(Given instruction)
Copy every entry word for word, but skip the pictures.

(Supplied records)

● ● ● ● ●

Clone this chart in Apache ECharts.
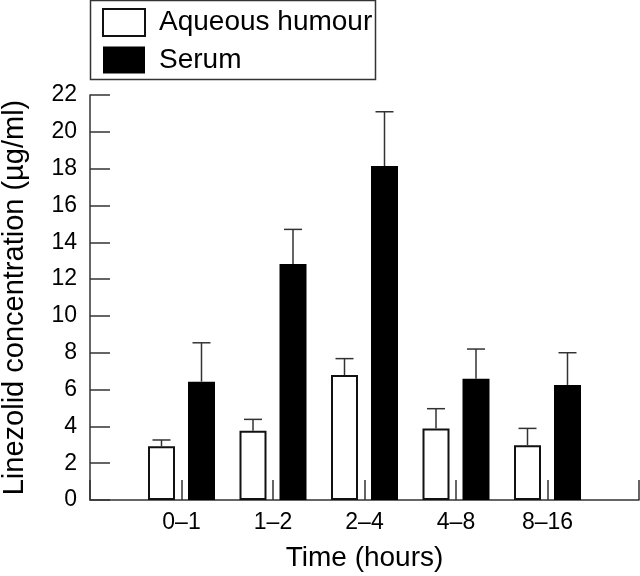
<!DOCTYPE html>
<html>
<head>
<meta charset="utf-8">
<script src="https://cdn.jsdelivr.net/npm/echarts@6/dist/echarts.min.js"></script>
<style>
  html, body { margin: 0; padding: 0; background: #fff; }
  #chart { width: 640px; height: 576px; }
</style>
</head>
<body>
<div id="chart"></div>
<script>
// time groups (empty ends give the axis its outer ticks)
const categories = ['', '0–1', '1–2', '2–4', '4–8', '8–16', ''];
const groups = ['0–1', '1–2', '2–4', '4–8', '8–16'];

// means and upper error (SD)
const aqueous = [2.92, 3.76, 6.79, 3.89, 2.97];
const aqueousSd = [0.34, 0.62, 0.89, 1.07, 0.92];
const serum = [6.43, 12.82, 18.14, 6.59, 6.25];
const serumSd = [2.11, 1.88, 2.95, 1.61, 1.75];

const yTicks = { min: 0, max: 22, interval: 2 };

const BAR_W = 27;
const BAR_GAP = 13;
const FONT = '"Liberation Sans", Arial, Helvetica, sans-serif';

const padded = (arr) => ['-', ...arr, '-'];

const errData = (means, sds) =>
  groups.map((g, i) => [i + 1, means[i], means[i] + sds[i]]);

const errSeries = (means, sds, side) => ({
  type: 'custom',
  z: 5,
  silent: true,
  data: errData(means, sds),
  renderItem: (params, api) => {
    const idx = api.value(0);
    const base = api.coord([idx, api.value(1)]);
    const top = api.coord([idx, api.value(2)]);
    const dx = side * (BAR_W + BAR_GAP) / 2;
    const x = base[0] + dx;
    const cap = 9;
    const style = { stroke: '#333', lineWidth: 1.5, fill: null };
    return {
      type: 'group',
      children: [
        { type: 'line', shape: { x1: x, y1: base[1], x2: x, y2: top[1] }, style },
        { type: 'line', shape: { x1: x - cap, y1: top[1], x2: x + cap, y2: top[1] }, style }
      ]
    };
  }
});

const chart = echarts.init(document.getElementById('chart'));
chart.setOption({
  backgroundColor: '#fff',
  animation: false,
  textStyle: { fontFamily: FONT, color: '#000' },
  grid: { left: 90, right: 1, top: 95, bottom: 76, outerBoundsMode: 'none', containLabel: false },
  legend: {
    orient: 'vertical',
    left: 102,
    top: 8,
    padding: 0,
    itemWidth: 42,
    itemHeight: 27,
    itemGap: 9,
    icon: 'rect',
    data: ['Aqueous humour', 'Serum'],
    textStyle: { fontSize: 28, color: '#000', fontFamily: FONT, padding: [0, 0, 0, 9] }
  },
  graphic: [{
    type: 'rect',
    shape: { x: 90.5, y: 0.5, width: 285, height: 79 },
    style: { fill: null, stroke: '#333', lineWidth: 1.5 },
    silent: true
  }],
  xAxis: {
    type: 'category',
    data: categories,
    boundaryGap: false,
    name: 'Time (hours)',
    nameLocation: 'middle',
    nameGap: 44,
    nameTextStyle: { fontSize: 28, color: '#000', fontFamily: FONT },
    axisLine: { lineStyle: { color: '#333', width: 1.5 } },
    axisTick: { inside: true, length: 20, lineStyle: { color: '#333', width: 1.5 } },
    axisLabel: { fontSize: 23, color: '#000', margin: 11, fontFamily: FONT },
    splitLine: { show: false }
  },
  yAxis: {
    type: 'value',
    min: yTicks.min,
    max: yTicks.max,
    interval: yTicks.interval,
    name: 'Linezolid concentration (µg/ml)',
    nameLocation: 'middle',
    nameGap: 61,
    nameTextStyle: { fontSize: 29, color: '#000', fontFamily: FONT },
    axisLine: { show: true, lineStyle: { color: '#333', width: 1.5 } },
    axisTick: { show: true, inside: true, length: 20, lineStyle: { color: '#333', width: 1.5 } },
    axisLabel: { fontSize: 23, color: '#000', margin: 13, fontFamily: FONT },
    splitLine: { show: false }
  },
  series: [
    {
      name: 'Aqueous humour',
      type: 'bar',
      data: padded(aqueous),
      barWidth: BAR_W,
      barGap: (BAR_GAP / BAR_W * 100) + '%',
      itemStyle: { color: '#fff', borderColor: '#111', borderWidth: 2 }
    },
    {
      name: 'Serum',
      type: 'bar',
      data: padded(serum),
      barWidth: BAR_W,
      itemStyle: { color: '#000' }
    },
    errSeries(aqueous, aqueousSd, -1),
    errSeries(serum, serumSd, 1)
  ]
});
</script>
</body>
</html>
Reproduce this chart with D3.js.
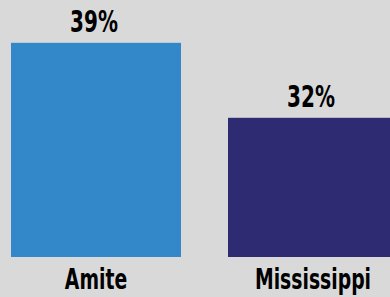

● ● ● ● ●

(Exercise response)
Clone this chart in Apache ECharts.
<!DOCTYPE html>
<html>
<head>
<meta charset="utf-8">
<script src="https://cdn.jsdelivr.net/npm/echarts@6/dist/echarts.min.js"></script>
<style>
  html, body { margin: 0; padding: 0; background: #fff; }
  #chart { width: 640px; height: 576px; }
</style>
</head>
<body>
<div id="chart"></div>
<script>
// time groups (empty ends give the axis its outer ticks)
const categories = ['', '0–1', '1–2', '2–4', '4–8', '8–16', ''];
const groups = ['0–1', '1–2', '2–4', '4–8', '8–16'];

// means and upper error (SD)
const aqueous = [2.92, 3.76, 6.79, 3.89, 2.97];
const aqueousSd = [0.34, 0.62, 0.89, 1.07, 0.92];
const serum = [6.43, 12.82, 18.14, 6.59, 6.25];
const serumSd = [2.11, 1.88, 2.95, 1.61, 1.75];

const yTicks = { min: 0, max: 22, interval: 2 };

const BAR_W = 27;
const BAR_GAP = 13;
const FONT = '"Liberation Sans", Arial, Helvetica, sans-serif';

const padded = (arr) => ['-', ...arr, '-'];

const errData = (means, sds) =>
  groups.map((g, i) => [i + 1, means[i], means[i] + sds[i]]);

const errSeries = (means, sds, side) => ({
  type: 'custom',
  z: 5,
  silent: true,
  data: errData(means, sds),
  renderItem: (params, api) => {
    const idx = api.value(0);
    const base = api.coord([idx, api.value(1)]);
    const top = api.coord([idx, api.value(2)]);
    const dx = side * (BAR_W + BAR_GAP) / 2;
    const x = base[0] + dx;
    const cap = 9;
    const style = { stroke: '#333', lineWidth: 1.5, fill: null };
    return {
      type: 'group',
      children: [
        { type: 'line', shape: { x1: x, y1: base[1], x2: x, y2: top[1] }, style },
        { type: 'line', shape: { x1: x - cap, y1: top[1], x2: x + cap, y2: top[1] }, style }
      ]
    };
  }
});

const chart = echarts.init(document.getElementById('chart'));
chart.setOption({
  backgroundColor: '#fff',
  animation: false,
  textStyle: { fontFamily: FONT, color: '#000' },
  grid: { left: 90, right: 1, top: 95, bottom: 76, outerBoundsMode: 'none', containLabel: false },
  legend: {
    orient: 'vertical',
    left: 102,
    top: 8,
    padding: 0,
    itemWidth: 42,
    itemHeight: 27,
    itemGap: 9,
    icon: 'rect',
    data: ['Aqueous humour', 'Serum'],
    textStyle: { fontSize: 28, color: '#000', fontFamily: FONT, padding: [0, 0, 0, 9] }
  },
  graphic: [{
    type: 'rect',
    shape: { x: 90.5, y: 0.5, width: 285, height: 79 },
    style: { fill: null, stroke: '#333', lineWidth: 1.5 },
    silent: true
  }],
  xAxis: {
    type: 'category',
    data: categories,
    boundaryGap: false,
    name: 'Time (hours)',
    nameLocation: 'middle',
    nameGap: 44,
    nameTextStyle: { fontSize: 28, color: '#000', fontFamily: FONT },
    axisLine: { lineStyle: { color: '#333', width: 1.5 } },
    axisTick: { inside: true, length: 20, lineStyle: { color: '#333', width: 1.5 } },
    axisLabel: { fontSize: 23, color: '#000', margin: 11, fontFamily: FONT },
    splitLine: { show: false }
  },
  yAxis: {
    type: 'value',
    min: yTicks.min,
    max: yTicks.max,
    interval: yTicks.interval,
    name: 'Linezolid concentration (µg/ml)',
    nameLocation: 'middle',
    nameGap: 61,
    nameTextStyle: { fontSize: 29, color: '#000', fontFamily: FONT },
    axisLine: { show: true, lineStyle: { color: '#333', width: 1.5 } },
    axisTick: { show: true, inside: true, length: 20, lineStyle: { color: '#333', width: 1.5 } },
    axisLabel: { fontSize: 23, color: '#000', margin: 13, fontFamily: FONT },
    splitLine: { show: false }
  },
  series: [
    {
      name: 'Aqueous humour',
      type: 'bar',
      data: padded(aqueous),
      barWidth: BAR_W,
      barGap: (BAR_GAP / BAR_W * 100) + '%',
      itemStyle: { color: '#fff', borderColor: '#111', borderWidth: 2 }
    },
    {
      name: 'Serum',
      type: 'bar',
      data: padded(serum),
      barWidth: BAR_W,
      itemStyle: { color: '#000' }
    },
    errSeries(aqueous, aqueousSd, -1),
    errSeries(serum, serumSd, 1)
  ]
});
</script>
</body>
</html>
Reproduce this chart with D3.js.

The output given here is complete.